Я сильно дергаюсь и распахиваю глаза, лихорадочно пытаясь отыскать в темноте нападающего. Надо мной стоит Анна.
– Вставай. Поехали.
Она отнимает ладонь от моего лица, и я делаю глубокий вдох, прижимая дрожащую руку к груди, чтобы унять сердцебиение. От меня пахнет шардоне – я уговорила всю бутылку.
– Необязательно было меня душить, блин, – раздраженно говорю я, садясь на диване.
– Я не хотела, чтобы ты закричала и перебудила всех соседей. – Она идет в прихожую, едва поворачивая голову в мою сторону. – Обувайся, встретимся в машине. Ты за рулем.
Я выпрямляюсь и яростно моргаю, чтобы проснуться. Я глубоко спала, чувствую, что до сих пор не проснулась. В голове у меня туман и вата, мысли обрывочные, заплетаются, как язык пьяницы.

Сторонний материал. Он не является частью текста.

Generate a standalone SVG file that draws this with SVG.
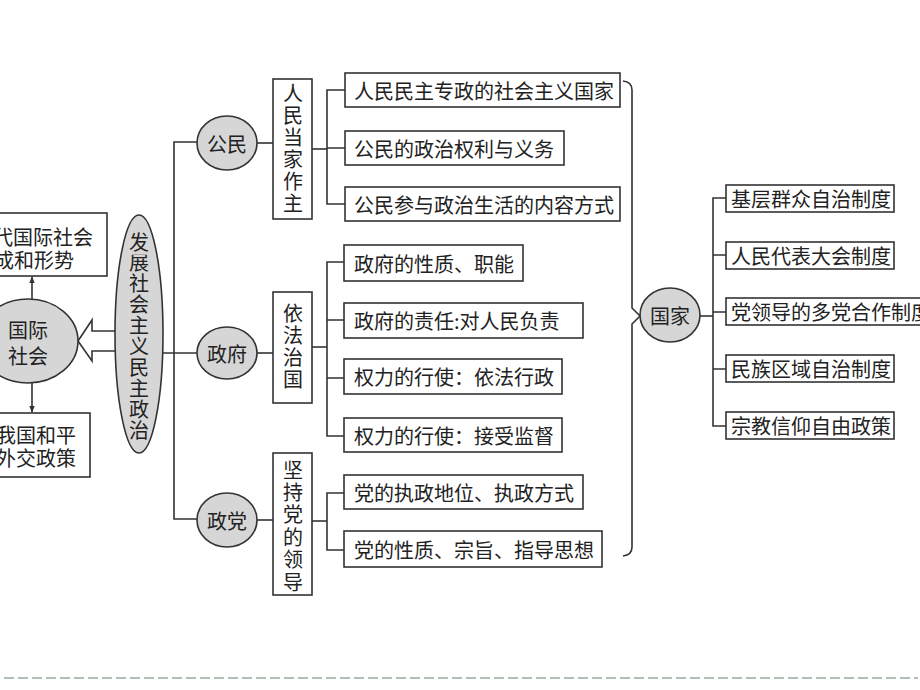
<svg xmlns="http://www.w3.org/2000/svg" width="920" height="690" viewBox="0 0 920 690">
<style>
text{font-family:"Noto Sans CJK SC","Noto Sans CJK TC",sans-serif;font-size:20px;fill:#222;dominant-baseline:central}
.box{fill:#fff;stroke:#333;stroke-width:1.6}
.ell{fill:#d6d6d6;stroke:#333;stroke-width:1.6}
.ln{fill:none;stroke:#333;stroke-width:1.6}
.mid{text-anchor:middle}
.vt{writing-mode:vertical-rl;text-anchor:start}
</style>
<defs>
<marker id="ah" viewBox="0 0 10 10" refX="9" refY="5" markerWidth="7" markerHeight="7" orient="auto" markerUnits="userSpaceOnUse"><path d="M0,1 L10,5 L0,9 Z" fill="#333"/></marker>
</defs>
<rect width="920" height="690" fill="#fff"/>

<g id="connectors">
<path class="ln" d="M32,300 V277" marker-end="url(#ah)"/>
<path class="ln" d="M32,383 V412" marker-end="url(#ah)"/>
<polygon points="78,341 92,320 92,331 118,331 118,351 92,351 92,361" fill="#fff" stroke="#333" stroke-width="1.6"/>
<path class="ln" d="M163,353 H197"/>
<path class="ln" d="M197,142 H174 V519 H197"/>
<path class="ln" d="M257,143 H273"/>
<path class="ln" d="M312,149 H327"/>
<path class="ln" d="M345,90 H327 V204 H345 M327,148 H345"/>
<path class="ln" d="M257,353 H273"/>
<path class="ln" d="M312,347 H327"/>
<path class="ln" d="M344,262 H327 V436 H344 M327,320 H344 M327,378 H344"/>
<path class="ln" d="M257,520 H273"/>
<path class="ln" d="M312,521 H327"/>
<path class="ln" d="M344,493 H327 V550 H344"/>
<path class="ln" d="M623,81 Q632,82 632,90 V308 L640,316 L632,324 V547 Q632,555 623,556"/>
<path class="ln" d="M700,316 H713"/>
<path class="ln" d="M726,198 H713 V426 H726 M713,255 H726 M713,312 H726 M713,369 H726"/>
</g>

<g id="intl-top"><rect class="box" x="-2" y="213" width="109" height="63"/><text text-anchor="end"><tspan x="93" y="236">代国际社会</tspan><tspan x="74" y="259">成和形势</tspan></text></g>
<g id="intl-bottom"><rect class="box" x="-2" y="413" width="92" height="64"/><text text-anchor="end"><tspan x="76" y="434">我国和平</tspan><tspan x="76" y="457">外交政策</tspan></text></g>
<g id="intl"><ellipse class="ell" cx="28" cy="341" rx="50" ry="42"/><text class="mid"><tspan x="28" y="329">国际</tspan><tspan x="28" y="355">社会</tspan></text></g>

<g id="center"><ellipse class="ell" cx="139" cy="334" rx="24" ry="119"/>
<text class="vt" x="139" y="232" letter-spacing="0.9">发展社会主义民主政治</text></g>

<g id="gongmin"><ellipse class="ell" cx="227" cy="143" rx="30" ry="27"/><text class="mid" x="227" y="143">公民</text></g>
<g id="zhengfu"><ellipse class="ell" cx="227" cy="353" rx="30" ry="26"/><text class="mid" x="227" y="353">政府</text></g>
<g id="zhengdang"><ellipse class="ell" cx="227" cy="520" rx="30" ry="27"/><text class="mid" x="227" y="520">政党</text></g>

<g id="rmdjzz"><rect class="box" x="273" y="79" width="39" height="140"/>
<text class="vt" x="293" y="83" letter-spacing="2">人民当家作主</text></g>
<g id="yfzg"><rect class="box" x="273" y="292" width="39" height="111"/>
<text class="vt" x="293" y="303" letter-spacing="2.3">依法治国</text></g>
<g id="jcddld"><rect class="box" x="273" y="453" width="39" height="142"/>
<text class="vt" x="293" y="460" letter-spacing="2.4">坚持党的领导</text></g>

<g id="g1"><rect class="box" x="345" y="73" width="275" height="34"/><text x="354" y="90">人民民主专政的社会主义国家</text></g>
<g id="g2"><rect class="box" x="345" y="131" width="219" height="34"/><text x="354" y="148">公民的政治权利与义务</text></g>
<g id="g3"><rect class="box" x="345" y="187" width="275" height="34"/><text x="354" y="204">公民参与政治生活的内容方式</text></g>

<g id="f1"><rect class="box" x="344" y="245" width="179" height="36"/><text x="354" y="263">政府的性质、职能</text></g>
<g id="f2"><rect class="box" x="344" y="303" width="239" height="35"/><text x="354" y="320">政府的责任:对人民负责</text></g>
<g id="f3"><rect class="box" x="344" y="359" width="218" height="35"/><text x="354" y="376">权力的行使：依法行政</text></g>
<g id="f4"><rect class="box" x="344" y="418" width="218" height="34"/><text x="354" y="435">权力的行使：接受监督</text></g>

<g id="d1"><rect class="box" x="344" y="475" width="239" height="34"/><text x="354" y="492">党的执政地位、执政方式</text></g>
<g id="d2"><rect class="box" x="344" y="531" width="258" height="36"/><text x="354" y="549">党的性质、宗旨、指导思想</text></g>

<g id="guojia"><ellipse class="ell" cx="670" cy="315" rx="30" ry="27"/><text class="mid" x="670" y="315">国家</text></g>
<g id="s1"><rect class="box" x="726" y="185" width="168" height="27"/><text x="731" y="198.5">基层群众自治制度</text></g>
<g id="s2"><rect class="box" x="726" y="242" width="168" height="27"/><text x="731" y="255.5">人民代表大会制度</text></g>
<g id="s3"><rect class="box" x="726" y="298" width="210" height="27"/><text x="731" y="311.5">党领导的多党合作制度</text></g>
<g id="s4"><rect class="box" x="726" y="355" width="168" height="27"/><text x="731" y="368.5">民族区域自治制度</text></g>
<g id="s5"><rect class="box" x="726" y="412" width="168" height="27"/><text x="731" y="425.5">宗教信仰自由政策</text></g>

<line x1="4" y1="678" x2="918" y2="678" stroke="#9aab9a" stroke-width="1.5" stroke-dasharray="10,4"/>
</svg>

Шторы опущены, за окном темно. Я достаю из кармана телефон и, щурясь, смотрю на время. Два часа ночи.
Я тяжело поднимаюсь с дивана, беру сумку и, спотыкаясь, иду в полусне в прихожую. В распахнутую входную дверь проникает влажный прохладный воздух с улицы. Подъездная дорожка окутана тьмой. Только надев ботинки, выйдя на улицу и закурив сигарету, я начинаю нервничать.
Анна ждет у моей машины, нетерпеливо постукивая ногой по земле. Я открываю машину и сажусь.
– Это обязательно? – говорит она с пассажирского сиденья, глядя на сигарету.
– Да. Если бы ты дала мне пять минут, прежде чем…
– Ой, да делай что хочешь, Марго. Поехали уже. – Она открывает окно, чтобы впустить свежего воздуха. – Мы встречаемся с ним на старой взлетной полосе за городом. Ты знаешь, где это?
– Главные ворота заварили несколько лет назад.
– Там есть боковой вход. Он сказал двигаться на восток вдоль территории, пока не увижу.
– Ладно, – говорю я и завожу машину.
Мы трогаемся с места, не произнося больше ни слова.
Некоторое время мы едем молча за город и дальше по извилистым проселочным дорогам. По крайней мере двадцать минут проходит в тишине.
В такие минуты, когда мы одни и сидим так близко друг к другу, я понимаю, что мы совсем друг друга не знаем. Каждый день мы стояли бок о бок и дарили второй шанс сотням пациентов или смотрели, как другие пациенты медленно угасают, и мы все равно друг другу чужие. Я понятия не имею, кто она. Но я знаю, на что она способна.
– У тебя есть чувство вины? – спрашиваю я.